The only real voyage consists not in seeking new landscapes, but in having new eyes; in seeing the universe through the eyes of another, one hundred others—in seeing the hundred universes that each of them sees.” ~Marcel Proust

October 27, 2008

The Sands of Time

Filed under: Reflection, Time — Deborah @ 8:13 am

These days, there is not much space outside of the time I spend with my mother. So I have found when I do not hand over my writing to others, what I am compelled to write about becomes an extension of my conversations and reflections with Mom. The two of us are spending a lot of time looking back. That’s where she’s most comfortable. The farther back we go, the better her memory. Ask her about an event or person in her childhood and you’ll get minute details. Ask her what she had for lunch the minute she finished the last morsel, and you’ll get a shrug. 

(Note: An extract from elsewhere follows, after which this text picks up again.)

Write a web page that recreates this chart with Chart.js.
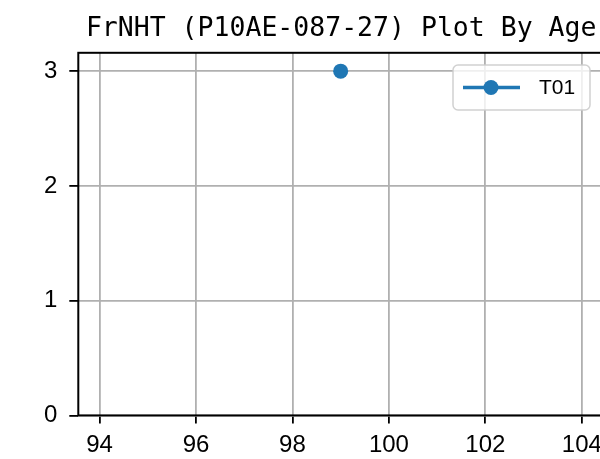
<!DOCTYPE html>
<html>
<head>
<meta charset="utf-8">
<title>FrNHT Plot By Age</title>
<script src="https://cdn.jsdelivr.net/npm/chart.js@4"></script>
<style>
  html, body { margin: 0; padding: 0; background: #fff; overflow: hidden; }
  #wrap { width: 680px; height: 459px; }
</style>
</head>
<body>
<div id="wrap"><canvas id="chart" width="680" height="459"></canvas></div>
<script>
// data
const ages = [99];
const t01Values = [3];
const seriesLabel = "T01";
const xTicks = [94, 96, 98, 100, 102, 104];
const yTicks = [0, 1, 2, 3];
const titleText = "FrNHT (P10AE-087-27) Plot By Age";

const blue = "#1f77b4";

// matplotlib-style box around the plot area
const frame = {
  id: "frame",
  afterDraw(chart) {
    const a = chart.chartArea, ctx = chart.ctx;
    ctx.save();
    ctx.strokeStyle = "#000";
    ctx.lineWidth = 2;
    ctx.strokeRect(a.left, a.top, a.right - a.left, a.bottom - a.top);
    ctx.restore();
  }
};

// legend drawn inside the axes, upper right
const innerLegend = {
  id: "innerLegend",
  afterDraw(chart) {
    const ctx = chart.ctx;
    const ds = chart.data.datasets[0];
    const x = 453, y = 65, w = 137, h = 45, r = 5;
    ctx.save();
    ctx.beginPath();
    ctx.roundRect(x, y, w, h, r);
    ctx.fillStyle = "rgba(255,255,255,0.8)";
    ctx.fill();
    ctx.strokeStyle = "rgba(204,204,204,0.9)";
    ctx.lineWidth = 1.5;
    ctx.stroke();
    const cy = y + h / 2;
    ctx.strokeStyle = ds.borderColor;
    ctx.lineWidth = ds.borderWidth;
    ctx.beginPath();
    ctx.moveTo(463, cy);
    ctx.lineTo(520, cy);
    ctx.stroke();
    ctx.fillStyle = ds.pointBackgroundColor;
    ctx.beginPath();
    ctx.arc(491, cy, ds.pointRadius, 0, Math.PI * 2);
    ctx.fill();
    ctx.fillStyle = "#000";
    ctx.font = "21px 'Liberation Sans'";
    ctx.textBaseline = "middle";
    ctx.fillText(ds.label, 539, cy + 1);
    ctx.restore();
  }
};

new Chart(document.getElementById("chart"), {
  type: "scatter",
  data: {
    datasets: [{
      label: seriesLabel,
      data: ages.map((a, i) => ({ x: a, y: t01Values[i] })),
      showLine: true,
      borderColor: blue,
      borderWidth: 3.6,
      pointBackgroundColor: blue,
      pointBorderColor: blue,
      pointRadius: 7.5,
      pointBorderWidth: 0
    }]
  },
  options: {
    responsive: false,
    animation: false,
    layout: { padding: { left: 0, right: 76, top: 0, bottom: 0 } },
    plugins: {
      legend: { display: false },
      tooltip: { enabled: false },
      title: {
        display: true,
        text: titleText,
        fullSize: false,
        color: "#000",
        font: { family: "'DejaVu Sans Mono'", size: 26.5, weight: "normal" },
        padding: { top: 13, bottom: 8 }
      }
    },
    scales: {
      x: {
        type: "linear",
        min: 93.56,
        max: 104.46,
        afterBuildTicks: s => { s.ticks = xTicks.map(v => ({ value: v })); },
        afterFit: s => { s.height = 43.6; },
        grid: { color: "#b0b0b0", lineWidth: 1.8, tickLength: 8, tickColor: "#000", tickWidth: 1.8 },
        border: { display: false },
        ticks: {
          color: "#000",
          padding: 8,
          maxRotation: 0,
          font: { family: "'Liberation Sans'", size: 24 }
        }
      },
      y: {
        min: 0,
        max: 3.16,
        afterBuildTicks: s => { s.ticks = yTicks.map(v => ({ value: v })); },
        afterFit: s => { s.width = 78.3; },
        grid: { color: "#b0b0b0", lineWidth: 1.8, tickLength: 9, tickColor: "#000", tickWidth: 1.8 },
        border: { display: false },
        ticks: {
          color: "#000",
          padding: 12,
          font: { family: "'Liberation Sans'", size: 24 }
        }
      }
    }
  },
  plugins: [frame, innerLegend]
});
</script>
</body>
</html>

Mom grew up on the Atlantic Ocean just outside of Boston, Massachusetts. Her summers were spent with family on Cape Cod. Her only move was to Michigan and the shores of a much smaller body of water but still huge in its own right, Lake Michigan. This is where Mom has spent the last 68 years of her life and where I grew up.

The other day we talked about spending so much of one’s life on or near a beach. There are many wonderful and interesting things about beach life. Watching wildlife, digging clams, and flying kites have been some of our favorites. But in our conversation, Mom seemed to want to focus on sand. We agreed that our beach days will always be a part of us and will forever be most defined by sand. Oh, such a tiny thing for such a long life!

We’ve concluded that our hair, toes, belly buttons and many other unmentionable crevices will always contain at least a few grains of sand. A total cleaning is not possible. We’ll both die with sand in some crack. Likewise, we’ll forever have sand in our bed. 

We are still astounded at how possessions can get lost for a long, long time as the sand shifts and inches forward and backward with the wind and the waves. And that often, with that same shifting, the treasures are unearthed and things long lost return. I remember that vividly with a stuffed toy cat that disappeared for a good three months, only to return with no more damage than need of a good washing.

We agreed that sleeping on the sand makes the best nap. Long after the day has cooled, that patch of sand is still quite warm having absorbed the sun all day. Warm sand, properly piled and molded, will allow for rest so deep you’ll drool in your sleep and wake with sand plastered to the side of your face.

We sighed as we remembered the experience of standing at the water’s edge and wiggling our feet in the sand. Better than any foot massage we’ve ever had, our feet emerged baby fresh and buffed. 

I serve up this reflection about sand as an opportunity for you to remember the environment that forever defines you. What simple geography has played a big role in defining who you are today? Prairie grasses, a cool and quite pine forest, rocks, an orchard, a pasture? Search for that place in your own life journey. Your eternity is as simple as a grain of sand. I’d love to hear your reflections as you discover your own sands of time.

 “To see a world in a grain of sand
And Heaven in a wild flower
Hold infinity in the palm of you hand
And eternity in an hour.”
Auguries of Innocence ~William Blake 

“They dined on mince and slices of quince,
Which they ate with a runcible spoon;
And hand in hand, on the edge of the sand,
They danced by the light of the moon.”